Nevertheless, older son shot back with the following.  “No, it would be ‘What’s a character in a fresh water movie?’ because piranhas don’t live in salt water.  They live in fresh water.”  I tried to tell him that it is uncouth to correct a joke for scientific inaccuracies and that he can just let it ride.  He explained that wasn’t in his nature.  I do love the clarity each son possesses about their personalities.

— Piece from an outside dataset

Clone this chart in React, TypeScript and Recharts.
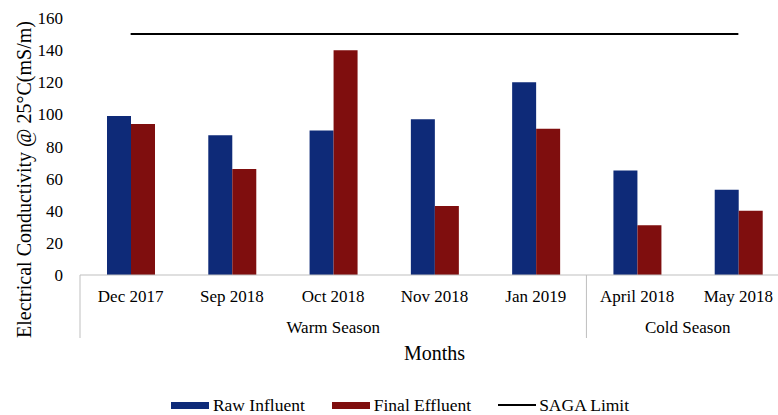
import { Bar, ComposedChart, Legend, Line, XAxis, YAxis } from 'recharts';

const months = ['Dec 2017', 'Sep 2018', 'Oct 2018', 'Nov 2018', 'Jan 2019', 'April 2018', 'May 2018'];
const seasons = ['Warm Season', 'Warm Season', 'Warm Season', 'Warm Season', 'Warm Season', 'Cold Season', 'Cold Season'];
const rawInfluent = [99, 87, 90, 97, 120, 65, 53];
const finalEffluent = [94, 66, 140, 43, 91, 31, 40];
const sagaLimit = [150, 150, 150, 150, 150, 150, 150];
const yTicks = [0, 20, 40, 60, 80, 100, 120, 140, 160];

const BLUE = '#0e2a78';
const RED = '#7f0e0e';
const AXIS_GREY = '#bfbfbf';
const FONT = '"Liberation Serif", "Times New Roman", serif';

// layout
const CHART_W = 800;
const CHART_H = 415;
const Y_AXIS_W = 80;
const MARGIN = { top: 18, right: 11, left: 0, bottom: 0 };
const BAND = (CHART_W - Y_AXIS_W - MARGIN.left - MARGIN.right) / months.length;

const data = months.map((m, i) => ({
  month: m,
  season: seasons[i],
  raw: rawInfluent[i],
  final: finalEffluent[i],
  saga: sagaLimit[i],
}));

const legendItems = [
  { name: 'Raw Influent', color: BLUE, kind: 'box' },
  { name: 'Final Effluent', color: RED, kind: 'box' },
  { name: 'SAGA Limit', color: '#000', kind: 'line' },
];

function MonthTick({ x, y, payload }: any) {
  const i = payload.index;
  const season = seasons[i];
  const members = seasons.map((s, k) => (s === season ? k : -1)).filter((k) => k >= 0);
  const start = members[0];
  const end = members[members.length - 1];
  const isStart = i === start;
  const groupCenter = x + ((start + end) / 2 - i) * BAND;
  return (
    <g>
      <text x={x} y={y + 27} textAnchor="middle" fontSize={17} fill="#000" fontFamily={FONT}>
        {payload.value}
      </text>
      {isStart && (
        <>
          <line x1={x - BAND / 2} x2={x - BAND / 2} y1={y} y2={y + 63} stroke={AXIS_GREY} />
          <text x={groupCenter} y={y + 58} textAnchor="middle" fontSize={17} fill="#000" fontFamily={FONT}>
            {season}
          </text>
        </>
      )}
      {i === end && i === seasons.length - 1 && (
        <line x1={x + BAND / 2} x2={x + BAND / 2} y1={y} y2={y + 63} stroke={AXIS_GREY} />
      )}
    </g>
  );
}

function YTitle({ viewBox }: any) {
  const cx = 24;
  const cy = viewBox.y + viewBox.height / 2 + 33;
  return (
    <text
      x={cx}
      y={cy}
      transform={`rotate(-90 ${cx} ${cy})`}
      textAnchor="middle"
      dominantBaseline="central"
      fontSize={20}
      fill="#000"
      fontFamily={FONT}
    >
      Electrical Conductivity @ 25°C(mS/m)
    </text>
  );
}

function LegendContent() {
  return (
    <div
      style={{
        display: 'flex',
        justifyContent: 'center',
        alignItems: 'center',
        height: 20,
        gap: 27,
        paddingLeft: 11,
        fontFamily: FONT,
        fontSize: 17.5,
        color: '#000',
      }}
    >
      {legendItems.map((item) => (
        <div key={item.name} style={{ display: 'flex', alignItems: 'center', gap: item.kind === 'line' ? 3 : 4 }}>
          <span
            style={{
              display: 'inline-block',
              width: 38,
              height: item.kind === 'line' ? 2 : 7,
              background: item.color,
            }}
          />
          <span>{item.name}</span>
        </div>
      ))}
    </div>
  );
}

export default function App() {
  return (
    <div style={{ position: 'fixed', left: 0, top: 0, width: 778, height: 415, overflow: 'hidden', background: '#fff' }}>
      <ComposedChart width={CHART_W} height={CHART_H} data={data} margin={MARGIN} barGap={0} style={{ fontFamily: FONT }}>
        <XAxis
          dataKey="month"
          height={120}
          interval={0}
          tickSize={0}
          tickMargin={0}
          tickLine={false}
          axisLine={{ stroke: AXIS_GREY, strokeWidth: 1 }}
          tick={<MonthTick />}
          label={{ value: 'Months', position: 'insideBottom', offset: 35, fontSize: 20, fill: '#000', fontFamily: FONT }}
        />
        <YAxis
          width={Y_AXIS_W}
          domain={[0, 160]}
          ticks={yTicks}
          axisLine={false}
          tickLine={false}
          tickSize={0}
          tickMargin={17}
          tick={{ fontSize: 17, fill: '#000', fontFamily: FONT }}
          label={{ content: YTitle }}
        />
        <Legend verticalAlign="bottom" content={<LegendContent />} />
        <Bar dataKey="raw" name="Raw Influent" fill={BLUE} barSize={24} isAnimationActive={false} />
        <Bar dataKey="final" name="Final Effluent" fill={RED} barSize={24} isAnimationActive={false} />
        <Line
          dataKey="saga"
          name="SAGA Limit"
          stroke="#000"
          strokeWidth={2}
          dot={false}
          activeDot={false}
          type="linear"
          isAnimationActive={false}
        />
      </ComposedChart>
    </div>
  );
}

Younger son is truly blossoming and forging his own path, distinct from his brother’s path.  It takes time for a younger one to realize he does not have to always do what the older sibling does.  We try to support the different areas that younger son has shown an interest in over the years.  He too likes dinosaurs, but kept away from them for a bit.  He finally asked if he was allowed to like and study dinosaurs too.  In hindsight, older son probably told younger son he couldn’t like dinosaurs because he had already claimed them.  They claim toys, why wouldn’t they claim areas of study?

I am very proud of my sons for all they do, but this weekend they also demonstrated keen abilities with Kenneth Branagh movies as well.  These films just happened to be on cable, I swear.  Younger son knew it was Love’s Labour’s Lost.  Older son realized that Nathan Lane (one of the actors in LLL) was the voice of Timon in The Lion King. Older son recognized Matthew Lillard as Shaggy.  Then as I watched Music & Lyrics (love that movie), they recognized Campbell Scott as “Doug” from Dead Again.

Yup…we’re making sure they have plenty of useless film and movie knowledge just like their parents.